The socio-economic impact of the COVID-19 pandemic is especially hard-hitting for younger generations in Africa. The youth are faced with multiple challenges including disruptions to education, training and on-the-job learning. They are further impacted by employment and income losses due to layoffs and reduced working hours.
Despite massive obstacles, the employment crisis should be an opportunity for immense transformation.
The pandemic has shown that digital technology is now vital for every economy, greatly increasing the potential for Information and Communication Technologies (ICT) to solve growing problems of unemployment and skills development across the continent.
However, the success of countries’ responses to this crisis, the sustainability of the recovery, and the achievement of long-term development goals will hinge on healthy, skilled, young people contributing their labour, ideas and expertise, particularly in the ICT sector.
Lessons from the pandemic: overcoming hurdles
African economies are heavily dependent on direct trade and face-to-face business interactions, which was severely limited by COVID-19 travel restrictions that blocked movement across and within borders. With such restrictions on trade and businesses, more people were placed back into decline in African countries than in modern economies that were already geared toward digital communications, highlighting the urgent need for the continent to catch up to the rest of the world.
The biggest advantage of ICT development lies in the enablement of access to markets and the free flow of information. Furthermore, it provides for remote communication where distance is an issue, while allowing for skills to be transferred from one geographic location to another without the physical need to travel. This is critical for economic development in the current global climate.

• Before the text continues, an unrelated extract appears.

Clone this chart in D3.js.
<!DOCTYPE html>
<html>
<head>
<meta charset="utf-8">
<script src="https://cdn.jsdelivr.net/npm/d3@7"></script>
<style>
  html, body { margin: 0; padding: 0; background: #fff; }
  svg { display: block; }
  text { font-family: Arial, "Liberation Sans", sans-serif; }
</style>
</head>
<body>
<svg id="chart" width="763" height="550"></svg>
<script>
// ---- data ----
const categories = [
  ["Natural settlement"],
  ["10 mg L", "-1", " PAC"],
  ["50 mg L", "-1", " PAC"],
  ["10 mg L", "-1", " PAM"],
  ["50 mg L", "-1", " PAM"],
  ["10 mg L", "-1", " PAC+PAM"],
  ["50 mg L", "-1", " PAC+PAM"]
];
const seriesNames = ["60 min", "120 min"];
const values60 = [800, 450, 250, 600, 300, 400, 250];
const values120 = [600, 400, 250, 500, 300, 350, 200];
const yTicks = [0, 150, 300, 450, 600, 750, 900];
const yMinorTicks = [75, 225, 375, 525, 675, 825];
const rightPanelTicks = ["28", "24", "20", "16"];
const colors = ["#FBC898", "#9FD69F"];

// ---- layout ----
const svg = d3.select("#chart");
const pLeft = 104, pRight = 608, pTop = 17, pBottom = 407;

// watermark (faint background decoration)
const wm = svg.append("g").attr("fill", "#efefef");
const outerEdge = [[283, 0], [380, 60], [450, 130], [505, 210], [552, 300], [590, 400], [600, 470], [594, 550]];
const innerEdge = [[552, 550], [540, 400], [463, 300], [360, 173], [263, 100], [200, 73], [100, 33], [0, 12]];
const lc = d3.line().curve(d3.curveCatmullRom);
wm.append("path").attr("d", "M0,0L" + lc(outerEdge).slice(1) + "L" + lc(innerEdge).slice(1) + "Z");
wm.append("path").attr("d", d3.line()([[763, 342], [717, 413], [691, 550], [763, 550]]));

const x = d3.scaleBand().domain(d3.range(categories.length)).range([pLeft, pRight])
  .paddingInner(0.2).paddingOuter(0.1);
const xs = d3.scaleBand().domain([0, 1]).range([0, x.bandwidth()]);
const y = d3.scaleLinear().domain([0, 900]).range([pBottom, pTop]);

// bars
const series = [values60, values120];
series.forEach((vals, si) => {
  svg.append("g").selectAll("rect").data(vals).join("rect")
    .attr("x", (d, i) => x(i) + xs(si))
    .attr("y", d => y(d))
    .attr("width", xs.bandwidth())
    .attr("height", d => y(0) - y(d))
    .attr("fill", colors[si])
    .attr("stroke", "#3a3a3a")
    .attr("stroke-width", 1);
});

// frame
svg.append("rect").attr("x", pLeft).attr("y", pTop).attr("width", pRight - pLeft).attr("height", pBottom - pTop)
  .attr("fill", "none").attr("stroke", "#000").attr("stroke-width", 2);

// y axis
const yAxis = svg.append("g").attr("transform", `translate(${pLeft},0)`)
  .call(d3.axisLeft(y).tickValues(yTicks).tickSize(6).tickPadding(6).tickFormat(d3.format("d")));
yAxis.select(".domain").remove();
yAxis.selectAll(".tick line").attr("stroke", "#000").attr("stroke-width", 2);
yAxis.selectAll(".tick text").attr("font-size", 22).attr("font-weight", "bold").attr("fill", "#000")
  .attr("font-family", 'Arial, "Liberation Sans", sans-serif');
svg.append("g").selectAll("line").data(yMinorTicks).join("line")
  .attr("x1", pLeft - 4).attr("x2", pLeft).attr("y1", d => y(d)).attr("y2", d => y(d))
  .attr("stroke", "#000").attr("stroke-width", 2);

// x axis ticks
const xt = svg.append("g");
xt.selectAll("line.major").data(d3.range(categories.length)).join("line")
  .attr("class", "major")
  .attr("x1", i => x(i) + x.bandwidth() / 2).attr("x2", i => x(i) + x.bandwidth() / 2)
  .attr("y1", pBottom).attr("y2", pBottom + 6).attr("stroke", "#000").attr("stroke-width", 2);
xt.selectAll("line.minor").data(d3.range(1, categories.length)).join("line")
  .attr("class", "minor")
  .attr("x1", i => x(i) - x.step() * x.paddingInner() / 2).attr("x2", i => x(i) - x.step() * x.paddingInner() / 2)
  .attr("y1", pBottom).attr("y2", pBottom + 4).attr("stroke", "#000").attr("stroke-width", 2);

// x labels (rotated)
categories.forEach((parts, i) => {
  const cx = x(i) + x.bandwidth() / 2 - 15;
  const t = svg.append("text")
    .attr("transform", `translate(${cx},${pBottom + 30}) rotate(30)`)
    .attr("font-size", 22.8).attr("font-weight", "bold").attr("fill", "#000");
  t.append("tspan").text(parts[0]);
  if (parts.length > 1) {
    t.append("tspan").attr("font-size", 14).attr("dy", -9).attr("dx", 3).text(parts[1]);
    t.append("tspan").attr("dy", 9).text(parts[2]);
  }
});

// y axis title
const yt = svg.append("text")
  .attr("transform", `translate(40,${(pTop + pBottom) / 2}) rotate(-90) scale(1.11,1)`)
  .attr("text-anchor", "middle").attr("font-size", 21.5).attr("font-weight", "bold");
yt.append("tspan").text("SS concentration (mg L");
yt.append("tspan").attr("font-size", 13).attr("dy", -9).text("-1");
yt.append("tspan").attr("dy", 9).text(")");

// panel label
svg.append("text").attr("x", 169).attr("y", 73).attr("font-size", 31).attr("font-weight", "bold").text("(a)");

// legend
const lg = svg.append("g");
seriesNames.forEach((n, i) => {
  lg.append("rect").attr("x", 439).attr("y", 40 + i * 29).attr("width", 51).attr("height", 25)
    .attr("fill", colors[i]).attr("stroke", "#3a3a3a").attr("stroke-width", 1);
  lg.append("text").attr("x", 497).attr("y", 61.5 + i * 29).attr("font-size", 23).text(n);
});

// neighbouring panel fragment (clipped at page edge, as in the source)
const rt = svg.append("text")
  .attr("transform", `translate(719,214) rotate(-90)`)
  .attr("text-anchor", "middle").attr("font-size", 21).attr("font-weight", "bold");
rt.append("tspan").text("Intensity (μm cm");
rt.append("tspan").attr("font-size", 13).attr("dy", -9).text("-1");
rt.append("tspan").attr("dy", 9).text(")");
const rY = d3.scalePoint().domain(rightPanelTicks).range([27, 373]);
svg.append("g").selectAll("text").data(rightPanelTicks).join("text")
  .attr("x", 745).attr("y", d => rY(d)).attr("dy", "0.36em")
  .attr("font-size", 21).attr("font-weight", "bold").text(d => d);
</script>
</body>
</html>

Considerations before technology can be deployed
While technology has the potential to solve many problems, there are a number of factors that need to be considered beforehand. The chosen technology needs to be suitable for the specific application. This is due to major challenges experienced when it comes to deploying technologies on the continent – obstacles created by lack of infrastructure and unreliable power supply, particularly in rural locations.
Such challenges require unique solutions tailored specifically for those conditions. As a result, each country will need to ensure their unique requirements can be met and that they can support and look after the technology themselves to avoid dependency, which includes consideration for skills transfer.
Sustainability is also an important consideration to ensure that the technology works as it should and that it can be properly maintained after deployment.
In-sourcing technology is the answer
While outsourcing involves transferring a task or responsibility to a third-party provider, often offshore, an in-sourced capability offers greater control. This is largely because it becomes a natural extension to the organisation that offers an understanding of the business as well as incremental value.
As technologies are constantly emerging and evolving, in-sourcing takes care of the support and maintenance required to keep everything running – change can be dealt with inside the country, rather than from the outside in. The technology chosen needs to be robust, simple to set up and easy to use, and this is where finding the right in-sourcing partner can make all the difference.
Choose partners wisely
ICT brings with it numerous specific requirements, such as digital literacy and ICT education, electronic security and so forth, which means that new skills are required. This can be overwhelming for a single party to handle, so partnership models are useful here.
Partnerships essentially enable a complex assortment of requirements to be unbuttoned into the requisite components. Learnings from other countries can be transferred to other locations, and partnerships between technology providers ensure that the technology is used in the relevant areas and that all challenges relating to the use of the technology can be addressed.
Bringing ICT capabilities to African countries will be beneficial to every sector and every individual. The healthcare industry will benefit from remote access to specialists in other parts of the world, which is critical in keeping the workforce healthy and productive to achieve economic recovery.
Education will benefit from the free flow of information and the business sector gains the global communication capability necessary to thrive. Here, it’s important to bear in mind that ICT is largely well specified and standardised, which means that it’s possible to build something in South Africa, ship it out to another country on the continent and it’s plug-and-play from that point.
Through in-sourcing, communications technology now helps providers to support clients through online mechanisms to configure systems and manage equipment remotely and training is made possible through video conferencing and other online platforms. All of which adds up to shorter time frames to deploy solutions that are going to start solving Africa’s unemployment and skills shortage problems through job creation and training and development.